Just last week UAL Corp.'s United Airlines filed a reorganization plan with a target to emerge from bankruptcy in February 2006 nearly three years after first filing for Chapter 11 protection.

Supporting the New Law
Under the new rules, Chapter 11 bankruptcies will speed up payments to creditors because of limits on how long a company has to reorganize. Companies will have 120 days to come up with their own reorganization plan, with an extension of up to 18 months. Small businesses would have 180 days that can be extended an additional 120 days.

Similar schedules would exist for lease obligations, a change that has been praised by landlords. Under current law, companies filing for Chapter 11 may receive unlimited extensions to decide whether to renew or break leases. In the new legislation, those companies would have 120 days to decide, with a single 90-day extension permissible.

Landlords say that bankrupt tenants have held them hostage by refusing to make a decision about their leases for months or even years. During that time they must pay utilities and taxes and sometimes forgive the rent while a tenant is going through reorganization.

"In some cases, the property is boarded up," said Charles Achilles, vice president of legislation of the Institute of Real Estate Management. "You, as the owner of the property, want to fill that space as much as possible."

The International Council of Shopping Centers, which lobbied heavily for the reforms, said the sites of bankrupt tenants often remain vacant, creating blight, and negatively affect nearby tenants that depend on foot traffic for business.

Opposing the New Law
Bankruptcy attorneys and some economists maintain that the shortened Chapter 11 timeframes may unfairly hurt large companies that have many creditors and must sort through large amounts of litigation. They also note that many companies seek to delay their reorganizations to wait out economic downturns. This is especially true for the airlines, as the industry suffered from a slowdown in air travel following the 2001 terrorist attacks and a recent spike in jet fuel prices.

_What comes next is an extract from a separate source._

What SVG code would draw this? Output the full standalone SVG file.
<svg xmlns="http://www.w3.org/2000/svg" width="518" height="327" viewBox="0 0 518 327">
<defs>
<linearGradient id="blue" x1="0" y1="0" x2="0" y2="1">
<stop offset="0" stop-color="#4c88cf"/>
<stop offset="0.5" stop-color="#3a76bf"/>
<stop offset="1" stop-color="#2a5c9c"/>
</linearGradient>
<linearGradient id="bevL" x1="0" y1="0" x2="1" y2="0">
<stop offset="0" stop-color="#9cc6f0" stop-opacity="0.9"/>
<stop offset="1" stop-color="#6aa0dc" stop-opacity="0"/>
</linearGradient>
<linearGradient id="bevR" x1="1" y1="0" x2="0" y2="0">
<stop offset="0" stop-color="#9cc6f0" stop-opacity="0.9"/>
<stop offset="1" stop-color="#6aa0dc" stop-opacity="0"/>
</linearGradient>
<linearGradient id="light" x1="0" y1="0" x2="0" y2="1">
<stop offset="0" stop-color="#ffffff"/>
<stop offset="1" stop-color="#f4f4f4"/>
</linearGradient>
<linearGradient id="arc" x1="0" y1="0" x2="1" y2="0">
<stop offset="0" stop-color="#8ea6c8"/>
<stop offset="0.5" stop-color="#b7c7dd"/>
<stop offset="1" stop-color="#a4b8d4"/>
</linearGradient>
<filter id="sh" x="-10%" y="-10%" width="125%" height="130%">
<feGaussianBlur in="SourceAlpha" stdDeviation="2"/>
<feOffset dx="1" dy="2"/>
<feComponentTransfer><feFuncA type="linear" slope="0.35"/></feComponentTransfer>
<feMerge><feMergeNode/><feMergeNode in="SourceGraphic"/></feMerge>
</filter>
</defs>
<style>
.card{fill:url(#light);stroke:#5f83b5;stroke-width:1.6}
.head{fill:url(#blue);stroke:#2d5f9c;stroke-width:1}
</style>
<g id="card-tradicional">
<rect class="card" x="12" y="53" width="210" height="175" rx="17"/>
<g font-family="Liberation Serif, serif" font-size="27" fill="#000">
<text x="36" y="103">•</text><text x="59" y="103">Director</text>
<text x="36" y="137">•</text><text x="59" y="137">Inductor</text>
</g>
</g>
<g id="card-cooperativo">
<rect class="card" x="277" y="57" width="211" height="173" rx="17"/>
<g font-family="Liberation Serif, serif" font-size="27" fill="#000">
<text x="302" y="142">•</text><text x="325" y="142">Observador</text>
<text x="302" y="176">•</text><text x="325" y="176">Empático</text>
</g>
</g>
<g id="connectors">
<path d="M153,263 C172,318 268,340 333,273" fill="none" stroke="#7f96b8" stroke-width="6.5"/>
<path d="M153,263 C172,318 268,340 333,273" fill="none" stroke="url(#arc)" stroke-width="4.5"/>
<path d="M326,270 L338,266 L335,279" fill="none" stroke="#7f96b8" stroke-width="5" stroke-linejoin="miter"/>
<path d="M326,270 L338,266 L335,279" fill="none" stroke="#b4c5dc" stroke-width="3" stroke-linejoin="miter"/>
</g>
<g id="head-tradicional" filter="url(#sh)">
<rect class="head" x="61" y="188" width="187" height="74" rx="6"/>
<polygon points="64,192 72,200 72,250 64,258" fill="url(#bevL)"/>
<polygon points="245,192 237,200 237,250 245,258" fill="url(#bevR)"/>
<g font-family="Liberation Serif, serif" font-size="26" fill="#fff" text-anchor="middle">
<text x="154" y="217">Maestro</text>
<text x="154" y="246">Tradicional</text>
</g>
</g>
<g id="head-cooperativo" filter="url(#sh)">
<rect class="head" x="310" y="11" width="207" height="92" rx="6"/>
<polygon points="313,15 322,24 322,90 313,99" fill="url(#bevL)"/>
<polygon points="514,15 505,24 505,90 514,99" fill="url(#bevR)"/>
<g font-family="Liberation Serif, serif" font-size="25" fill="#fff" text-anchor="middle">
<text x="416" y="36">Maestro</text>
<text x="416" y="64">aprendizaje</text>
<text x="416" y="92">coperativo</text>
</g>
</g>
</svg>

Critics also fear that the new law will put creditors at an unfair advantage, allowing them to take over the reorganization process if it is not approved within the deadline. Furthermore, creditors can sue the bankrupt company for their share of the assets outside a comprehensive reorganization. And lease deadlines could hurt large retailers with multiple locations who generally pay their rents while in bankruptcy.

"The time to deal with lease assignments is terribly short and will make reorganizing a retail case very difficult," said Kenneth Klee, a partner at Klee Tuchin Bogdanoff & Stern LLP.

The new rules also limit the amount of bonuses paid to executives of a bankrupt firm. Currently, there are no limits on bonuses, which are often used to convince executives to stay on through the reorganization. Now, companies must justify such bonuses, and they can total no more than 10 times the salary of non-management employees.

Outlook: Limited Change
Most companies that file for reorganization under Chapter 11 should be able to come up with a plan within 18 months. But major public companies, particularly those with complex union negotiations, such as the airlines, may face difficulties.

Retailers could suffer greatest from the changes, since they must decide the fate of hundreds of stores within a shorter time frame. From a business perspective, the biggest benefit would be for landlords, who would be able to take back property sooner from bankrupt tenants.

As for bankruptcy lawyers, it seems unlikely that they will leave the field en masse, especially considering the hefty fees from Chapter 7 filings. The American Bar Association asserts that lawyers may have to hire private investigators or assessors to certify the accuracy of Chapter 7 financial filings.